[START OF DATASET CONTENT]

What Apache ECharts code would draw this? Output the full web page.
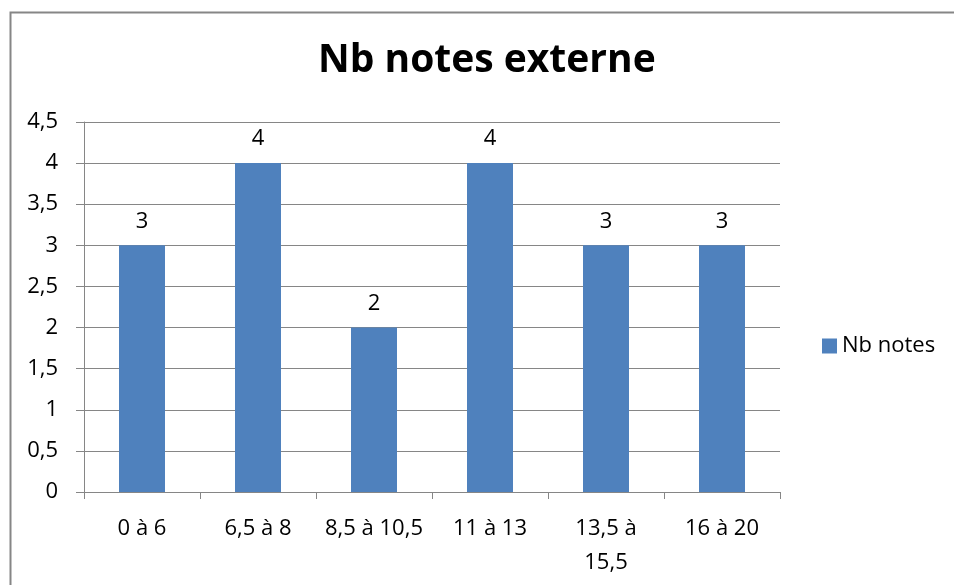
<!DOCTYPE html>
<html>
<head>
<meta charset="utf-8">
<script src="https://cdn.jsdelivr.net/npm/echarts@6/dist/echarts.min.js"></script>
<style>
  html, body { margin: 0; padding: 0; background: #fff; }
  #chart { width: 954px; height: 585px; }
</style>
</head>
<body>
<div id="chart"></div>
<script>
// Score ranges and how many marks fall in each
const categories = ['0 à 6', '6,5 à 8', '8,5 à 10,5', '11 à 13', '13,5 à\n15,5', '16 à 20'];
const counts = [3, 4, 2, 4, 3, 3];
const seriesName = 'Nb notes';
const titleText = 'Nb notes externe';

const FONT = '"Open Sans", "Liberation Sans", sans-serif';
const GRAY = '#868686';
const BLUE = '#4F81BD';

const chart = echarts.init(document.getElementById('chart'), null, { renderer: 'canvas' });

chart.setOption({
  animation: false,
  backgroundColor: '#fff',
  graphic: [{
    type: 'rect',
    left: 8, top: 10,
    shape: { width: 960, height: 600 },
    style: { fill: 'none', stroke: GRAY, lineWidth: 2 },
    silent: true
  }],
  title: {
    text: titleText,
    left: 313,
    top: 36,
    textStyle: { fontFamily: FONT, fontWeight: 'bold', fontSize: 39, color: '#000' }
  },
  legend: {
    left: 817,
    top: 330,
    itemWidth: 15,
    itemHeight: 15,
    itemGap: 7,
    icon: 'rect',
    textStyle: { fontFamily: FONT, fontSize: 22, color: '#000' },
    data: [seriesName]
  },
  grid: { left: 84, right: 174, top: 122, bottom: 93, containLabel: false },
  xAxis: {
    type: 'category',
    data: categories,
    axisLine: { lineStyle: { color: GRAY, width: 1 } },
    axisTick: { show: true, length: 7, lineStyle: { color: GRAY } },
    axisLabel: {
      fontFamily: FONT, fontSize: 22, color: '#000',
      margin: 20, lineHeight: 34, interval: 0
    }
  },
  yAxis: {
    type: 'value',
    min: 0, max: 4.5, interval: 0.5,
    axisLine: { show: true, lineStyle: { color: GRAY, width: 1 } },
    axisTick: { show: true, length: 8, lineStyle: { color: GRAY } },
    splitLine: { lineStyle: { color: GRAY, width: 1 } },
    axisLabel: {
      fontFamily: FONT, fontSize: 22, color: '#000', margin: 26,
      formatter: v => String(v).replace('.', ',')
    }
  },
  series: [{
    name: seriesName,
    type: 'bar',
    data: counts,
    barWidth: 46,
    itemStyle: { color: BLUE },
    label: {
      show: true, position: 'top', distance: 13,
      fontFamily: FONT, fontSize: 22, color: '#000'
    }
  }]
});
</script>
</body>
</html>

[END OF DATASET CONTENT]

WHAT YOU WILL DO ▸
Would you return the data exactly as written, without the pictures?

FULL ANSWER ▸
What Apache ECharts code would draw this? Output the full web page.
<!DOCTYPE html>
<html>
<head>
<meta charset="utf-8">
<script src="https://cdn.jsdelivr.net/npm/echarts@6/dist/echarts.min.js"></script>
<style>
  html, body { margin: 0; padding: 0; background: #fff; }
  #chart { width: 954px; height: 585px; }
</style>
</head>
<body>
<div id="chart"></div>
<script>
// Score ranges and how many marks fall in each
const categories = ['0 à 6', '6,5 à 8', '8,5 à 10,5', '11 à 13', '13,5 à\n15,5', '16 à 20'];
const counts = [3, 4, 2, 4, 3, 3];
const seriesName = 'Nb notes';
const titleText = 'Nb notes externe';

const FONT = '"Open Sans", "Liberation Sans", sans-serif';
const GRAY = '#868686';
const BLUE = '#4F81BD';

const chart = echarts.init(document.getElementById('chart'), null, { renderer: 'canvas' });

chart.setOption({
  animation: false,
  backgroundColor: '#fff',
  graphic: [{
    type: 'rect',
    left: 8, top: 10,
    shape: { width: 960, height: 600 },
    style: { fill: 'none', stroke: GRAY, lineWidth: 2 },
    silent: true
  }],
  title: {
    text: titleText,
    left: 313,
    top: 36,
    textStyle: { fontFamily: FONT, fontWeight: 'bold', fontSize: 39, color: '#000' }
  },
  legend: {
    left: 817,
    top: 330,
    itemWidth: 15,
    itemHeight: 15,
    itemGap: 7,
    icon: 'rect',
    textStyle: { fontFamily: FONT, fontSize: 22, color: '#000' },
    data: [seriesName]
  },
  grid: { left: 84, right: 174, top: 122, bottom: 93, containLabel: false },
  xAxis: {
    type: 'category',
    data: categories,
    axisLine: { lineStyle: { color: GRAY, width: 1 } },
    axisTick: { show: true, length: 7, lineStyle: { color: GRAY } },
    axisLabel: {
      fontFamily: FONT, fontSize: 22, color: '#000',
      margin: 20, lineHeight: 34, interval: 0
    }
  },
  yAxis: {
    type: 'value',
    min: 0, max: 4.5, interval: 0.5,
    axisLine: { show: true, lineStyle: { color: GRAY, width: 1 } },
    axisTick: { show: true, length: 8, lineStyle: { color: GRAY } },
    splitLine: { lineStyle: { color: GRAY, width: 1 } },
    axisLabel: {
      fontFamily: FONT, fontSize: 22, color: '#000', margin: 26,
      formatter: v => String(v).replace('.', ',')
    }
  },
  series: [{
    name: seriesName,
    type: 'bar',
    data: counts,
    barWidth: 46,
    itemStyle: { color: BLUE },
    label: {
      show: true, position: 'top', distance: 13,
      fontFamily: FONT, fontSize: 22, color: '#000'
    }
  }]
});
</script>
</body>
</html>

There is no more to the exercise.